Two weeks ago, Plasco finally pulled the plug on the syngas project, after five years of delays and months of rumours. The official reason?

Not enough garbage.

For the man who pushed hardest for this project, that smells of so much garbage.

Former Red Deer MP Bob Mills, a huge proponent of the project, suggested in a letter to the editor in the Advocate on Monday that the project died because the City of Red Deer was only willing to commit 10 per cent of its waste to Plasco.

Plasco, whose targets floated through the five years this project was under discussion, ultimately wanted 200 tonnes a day, or 84,000 tonnes a year.

The nine municipalities that were members of the Central Waste Management Commission abandoned the proposal when it became apparent that they couldn’t close the gap between the 20,700 tonnes they could contribute each year and what Plasco wanted as a minimum to fuel the plant near Penhold.

The city says it couldn’t commit to more because it doesn’t directly control all the waste that comes into its landfill from industrial, commercial and outside sources.

But that doesn’t mean we should abandon the premise that garbage has potential value.

Nor should we abandon the notions that landfills are both unnecessary and environmentally repugnant.

A solid waste master plan is in the works, say city officials, and should be ready in a year.

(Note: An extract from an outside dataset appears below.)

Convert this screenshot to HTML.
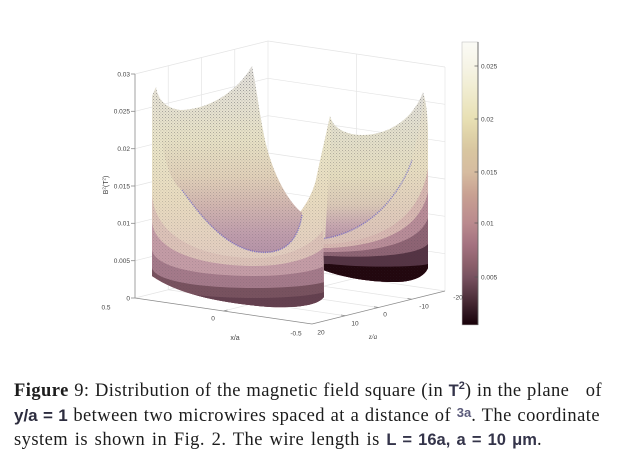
<!DOCTYPE html>
<html><head><meta charset="utf-8">
<style>
html,body{margin:0;padding:0;background:#fff;}
body{width:617px;height:469px;position:relative;overflow:hidden;}
svg{position:absolute;left:0;top:0;}
.ln{position:absolute;left:14px;font-family:"Liberation Serif",serif;font-size:18.5px;line-height:22px;color:#1c1c1c;white-space:nowrap;text-align:justify;text-align-last:justify;letter-spacing:0.45px;}
.m{font-family:"Liberation Sans",sans-serif;font-weight:bold;color:#34344a;font-size:16.5px;letter-spacing:0;}
.sp{position:relative;top:-7px;font-size:11px;}
</style></head><body>
<svg width="617" height="469" viewBox="0 0 617 469">
<defs>
<pattern id="dots" width="3" height="3" patternUnits="userSpaceOnUse">
<rect x="0" y="0" width="1" height="1" fill="#3a3a44"/>
<rect x="1.5" y="1.5" width="0.8" height="0.8" fill="#3a3a44"/>
</pattern>
<linearGradient id="DM" gradientUnits="userSpaceOnUse" x1="0" y1="60" x2="0" y2="300">
<stop offset="0" stop-color="#fff" stop-opacity="0.45"/><stop offset="0.5" stop-color="#fff" stop-opacity="0.25"/><stop offset="1" stop-color="#fff" stop-opacity="0.1"/>
</linearGradient>
<mask id="dmask"><rect x="0" y="0" width="617" height="469" fill="url(#DM)"/></mask>
<linearGradient id="LI" gradientUnits="userSpaceOnUse" x1="0" y1="64" x2="0" y2="260">
<stop offset="0" stop-color="#e2e0dc"/><stop offset="0.18" stop-color="#e6e2d4"/><stop offset="0.39" stop-color="#e8e2c6"/><stop offset="0.57" stop-color="#e2d2ba"/><stop offset="0.72" stop-color="#d2b6b0"/><stop offset="0.87" stop-color="#bf9dac"/><stop offset="1" stop-color="#b290a6"/>
</linearGradient>
<linearGradient id="RI" gradientUnits="userSpaceOnUse" x1="0" y1="90" x2="0" y2="245">
<stop offset="0" stop-color="#e2e0dc"/><stop offset="0.29" stop-color="#e4e0cc"/><stop offset="0.55" stop-color="#e6dec0"/><stop offset="0.74" stop-color="#dccab8"/><stop offset="0.87" stop-color="#c8a8b0"/><stop offset="1" stop-color="#b08ca4"/>
</linearGradient>
<linearGradient id="LF" gradientUnits="userSpaceOnUse" x1="0" y1="88" x2="0" y2="260">
<stop offset="0" stop-color="#e8e4d8"/><stop offset="0.36" stop-color="#ebe5c8"/><stop offset="0.65" stop-color="#e9dcc0"/><stop offset="1" stop-color="#e2ccc0"/>
</linearGradient>
<linearGradient id="RF" gradientUnits="userSpaceOnUse" x1="0" y1="95" x2="0" y2="240">
<stop offset="0" stop-color="#e6e2d4"/><stop offset="0.5" stop-color="#e9dfc2"/><stop offset="1" stop-color="#dcc2b8"/>
</linearGradient>
<linearGradient id="CB" x1="0" y1="0" x2="0" y2="1">
<stop offset="0" stop-color="#fbfbf6"/><stop offset="0.085" stop-color="#f6f4e6"/><stop offset="0.17" stop-color="#f0ecd0"/><stop offset="0.272" stop-color="#e8e0b4"/><stop offset="0.329" stop-color="#dfd2a8"/><stop offset="0.382" stop-color="#d8c6a0"/><stop offset="0.459" stop-color="#d6bca0"/><stop offset="0.541" stop-color="#c8a092"/><stop offset="0.64" stop-color="#ba8a8e"/><stop offset="0.717" stop-color="#a47280"/><stop offset="0.788" stop-color="#8a5f6a"/><stop offset="0.83" stop-color="#785260"/><stop offset="0.883" stop-color="#5a3a46"/><stop offset="0.929" stop-color="#40242e"/><stop offset="0.965" stop-color="#2a121c"/><stop offset="1" stop-color="#180008"/>
</linearGradient>
<clipPath id="cLO"><path d="M156,87 C158,100 166,108 180,110 C205,110 235,95 252,66 C256,85 259,110 263,130 C268,160 282,195 301,212 L323,212 L324,297 C318,305 300,308 270,307 C230,304 180,296 152,276 L152,96 Z"/></clipPath>
<clipPath id="cLF"><path d="M145,88 L156,88 C160,150 168,180 182,190 C200,215 225,248 258,252 C285,255 298,240 302,215 L302,200 L340,200 L340,340 L145,340 Z"/></clipPath>
<clipPath id="cRO"><path d="M330,116 C333,128 345,135 363,135 C385,135 412,122 423,92 C427,105 428,120 428,140 L428,268 C424,278 410,282 395,282 C370,282 345,278 323,270 L300,268 L300,212 C306,205 313,192 316,180 C320,160 326,135 330,116 Z"/></clipPath>
<clipPath id="cRF"><path d="M295,240 L327,238 C350,234 375,220 392,197 C407,178 418,150 424,94 L440,94 L440,300 L295,300 Z"/></clipPath>
</defs>

<!-- grid -->
<g stroke="#e4e4e4" stroke-width="0.7" fill="none">
<polyline points="135,298 268,265 445,291"/>
<polyline points="135,260.7 268,227.7 445,253.7"/>
<polyline points="135,223.3 268,190.3 445,216.3"/>
<polyline points="135,186 268,153 445,179"/>
<polyline points="135,148.7 268,115.7 445,141.7"/>
<polyline points="135,111.3 268,78.3 445,104.3"/>
<polyline points="135,74 268,41 445,67"/>
<line x1="168.25" y1="289.75" x2="168.25" y2="65.75"/>
<line x1="201.5" y1="281.5" x2="201.5" y2="57.5"/>
<line x1="234.75" y1="273.25" x2="234.75" y2="49.25"/>
<line x1="268" y1="265" x2="268" y2="41"/>
<line x1="356.5" y1="278" x2="356.5" y2="54"/>
<line x1="445" y1="291" x2="445" y2="67"/>
<line x1="223.5" y1="311" x2="356.5" y2="278"/>
<line x1="168.25" y1="289.75" x2="345.25" y2="315.75"/>
<line x1="201.5" y1="281.5" x2="378.5" y2="307.5"/>
<line x1="234.75" y1="273.25" x2="411.75" y2="299.25"/>
</g>

<!-- axes -->
<g stroke="#8a8a8a" stroke-width="0.8" fill="none">
<line x1="135" y1="298" x2="135" y2="74"/>
<line x1="135" y1="298" x2="312" y2="324"/>
<line x1="312" y1="324" x2="445" y2="291"/>
<line x1="131" y1="298" x2="135" y2="298"/><line x1="131" y1="260.7" x2="135" y2="260.7"/><line x1="131" y1="223.3" x2="135" y2="223.3"/><line x1="131" y1="186" x2="135" y2="186"/><line x1="131" y1="148.7" x2="135" y2="148.7"/><line x1="131" y1="111.3" x2="135" y2="111.3"/><line x1="131" y1="74" x2="135" y2="74"/>
<line x1="223.5" y1="311" x2="227.5" y2="310"/>
<line x1="345.25" y1="315.75" x2="341" y2="315"/><line x1="378.5" y1="307.5" x2="374" y2="306.8"/><line x1="411.75" y1="299.25" x2="407.5" y2="298.5"/>
</g>

<!-- right sheet -->
<g clip-path="url(#cRO)">
<rect x="290" y="85" width="150" height="210" fill="url(#RI)"/>
<path d="M298,100 L333,100 C331,150 327,200 325,242 L298,242 Z" fill="url(#LF)"/>
<g clip-path="url(#cRF)">
<rect x="290" y="85" width="150" height="210" fill="url(#RF)"/>
<path d="M295,244 L330,244 C365,241 418,230 428,168 L440,168 L440,300 L295,300 Z" fill="#d8b8b2"/>
<path d="M295,248 L330,248 C365,246 418,238 428,192 L440,192 L440,300 L295,300 Z" fill="#b88c98"/>
<path d="M295,252 L330,252 C365,252 418,247 428,218 L440,218 L440,300 L295,300 Z" fill="#8e6474"/>
<path d="M295,256 L330,256 C365,258 418,256 428,244 L440,244 L440,300 L295,300 Z" fill="#553444"/>
<path d="M295,264 L330,264 C365,268 418,267 428,264 L440,264 L440,300 L295,300 Z" fill="#22070e"/>
</g>
<rect x="290" y="85" width="150" height="210" fill="url(#dots)" mask="url(#dmask)"/>
<path d="M322,239 L327,238 C350,234 375,220 392,197 C402,184 408,172 412,160" fill="none" stroke="#4c48d0" stroke-width="1.4" stroke-dasharray="1.2 1" opacity="0.55"/>
</g>

<!-- left sheet -->
<g clip-path="url(#cLO)">
<rect x="145" y="60" width="190" height="260" fill="url(#LI)"/>
<g clip-path="url(#cLF)">
<rect x="145" y="60" width="190" height="280" fill="url(#LF)"/>
<path d="M145,195 L152,195 C156,242 210,258 255,258 C295,258 320,238 324,228 L340,228 L340,340 L145,340 Z" fill="#dcc2b8"/>
<path d="M145,222 L152,222 C156,255 210,266 255,266 C295,266 320,253 324,247 L340,247 L340,340 L145,340 Z" fill="#c49ca6"/>
<path d="M145,250 L152,250 C156,270 210,276 255,276 C295,276 320,269 324,266 L340,266 L340,340 L145,340 Z" fill="#a47a8a"/>
<path d="M145,268 L152,268 C156,283 210,288 255,288 C295,288 320,284 324,282 L340,282 L340,340 L145,340 Z" fill="#78525f"/>
<path d="M145,280 L152,280 C156,293 210,298 255,298 C295,298 320,294 324,292 L340,292 L340,340 L145,340 Z" fill="#64404f"/>
</g>
<rect x="145" y="60" width="190" height="260" fill="url(#dots)" mask="url(#dmask)"/>
<path d="M182,190 C200,215 225,248 258,252 C285,255 298,240 302,215" fill="none" stroke="#4c48d0" stroke-width="1.4" stroke-dasharray="1.2 1" opacity="0.55"/>
</g>

<!-- colorbar -->
<rect x="462" y="42" width="16" height="283" fill="url(#CB)" stroke="#c4c4c4" stroke-width="0.6"/>
<line x1="478" y1="42" x2="478" y2="325" stroke="#555" stroke-width="0.8"/>
<g stroke="#555" stroke-width="0.7">
<line x1="474.5" y1="66" x2="478" y2="66"/><line x1="474.5" y1="119" x2="478" y2="119"/><line x1="474.5" y1="172" x2="478" y2="172"/><line x1="474.5" y1="223" x2="478" y2="223"/><line x1="474.5" y1="277" x2="478" y2="277"/>
</g>

<g font-family="Liberation Sans, sans-serif" font-size="6.5" fill="#444">
<text x="481" y="68.3">0.025</text>
<text x="481" y="121.3">0.02</text>
<text x="481" y="174.3">0.015</text>
<text x="481" y="225.3">0.01</text>
<text x="481" y="279.3">0.005</text>
<g text-anchor="end">
<text x="130" y="76.3">0.03</text>
<text x="130" y="113.6">0.025</text>
<text x="130" y="151">0.02</text>
<text x="130" y="188.3">0.015</text>
<text x="130" y="225.6">0.01</text>
<text x="130" y="263">0.005</text>
<text x="130" y="300.3">0</text>
</g>
<g text-anchor="middle">
<text x="106" y="309.5">0.5</text>
<text x="213" y="320.5">0</text>
<text x="296" y="335.5">-0.5</text>
<text x="321" y="334.5">20</text>
<text x="355" y="325.5">10</text>
<text x="385" y="316.5">0</text>
<text x="424" y="308.5">-10</text>
<text x="458" y="299.5">-20</text>
<text x="235" y="340" font-size="7">x/a</text>
<text x="373" y="339" font-size="7" font-style="italic" font-family="Liberation Serif, serif">z/a</text>
<text transform="translate(108,185) rotate(-90)" font-size="7">B<tspan font-size="4.5" dy="-2.5">2</tspan><tspan dy="2.5">(T</tspan><tspan font-size="4.5" dy="-2.5">2</tspan><tspan dy="2.5">)</tspan></text>
</g>
</g>
</svg>

<div class="ln" style="top:380px;width:588px;"><b>Figure</b> 9: Distribution of the magnetic field square (in <span class="m">T<span class="sp">2</span></span>) in the plane&nbsp;&nbsp; of</div>
<div class="ln" style="top:405px;width:586px;"><span class="m" style="color:#2c2c3e;font-size:17px;">y/a = 1</span> between two microwires spaced at a distance of <span class="m" style="font-size:13px;color:#5a5a7a;position:relative;top:-4px;">3a</span>. The coordinate</div>
<div class="ln" style="top:429px;width:528px;">system is shown in Fig. 2. The wire length is <span class="m">L = 16a, a = 10 μm</span>.</div>
</body></html>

And when it is in place, it should include a more comprehensive and forward-looking plan for handling waste. City manager Craig Curtis said on Wednesday that the plan will include improved recycling and composting.

And the commission intends to begin looking for other companies interested in turning Central Alberta’s waste into syngas, either with the kind of plasma technology Plasco proposed or through one of the other processes being employed elsewhere in the world.

And when that happens, the members of the waste management commission need to be prepared to offer enough feedstock to support a viable plant. And that means the city will need to start locking up the rights to waste it does not currently control, so it is ready to supply any plant that arrives.

Obviously, volume is an issue; economies of scale apply to all commodities, including garbage.

And both the province and the federal government need to take a more active role in the process — even if it means they simply step forward and endorse or repudiate the technology, so municipalities know if they are wasting their time.

Mills has obviously taken the failure of the project personally, but he shouldn’t.

It would be useful if the experience he gained and the contacts he made could be passed on to the man who succeeded him, MP Earl Dreeshen, and provincial counterparts throughout the region.

Because, ultimately, no waste-to-energy project is going to happen without public money being made available. And plenty of federal (and provincial) regulations will need to be hurdled.

Two months ago we suggested that the delays were political in nature, specific to lack of federal funding support.

It’s apparent now that the Plasco plant was just too great a leap of faith for all involved.

So now we need to restore our faith in alternate waste management and find another solution.

John Stewart is the Advocate’s managing editor.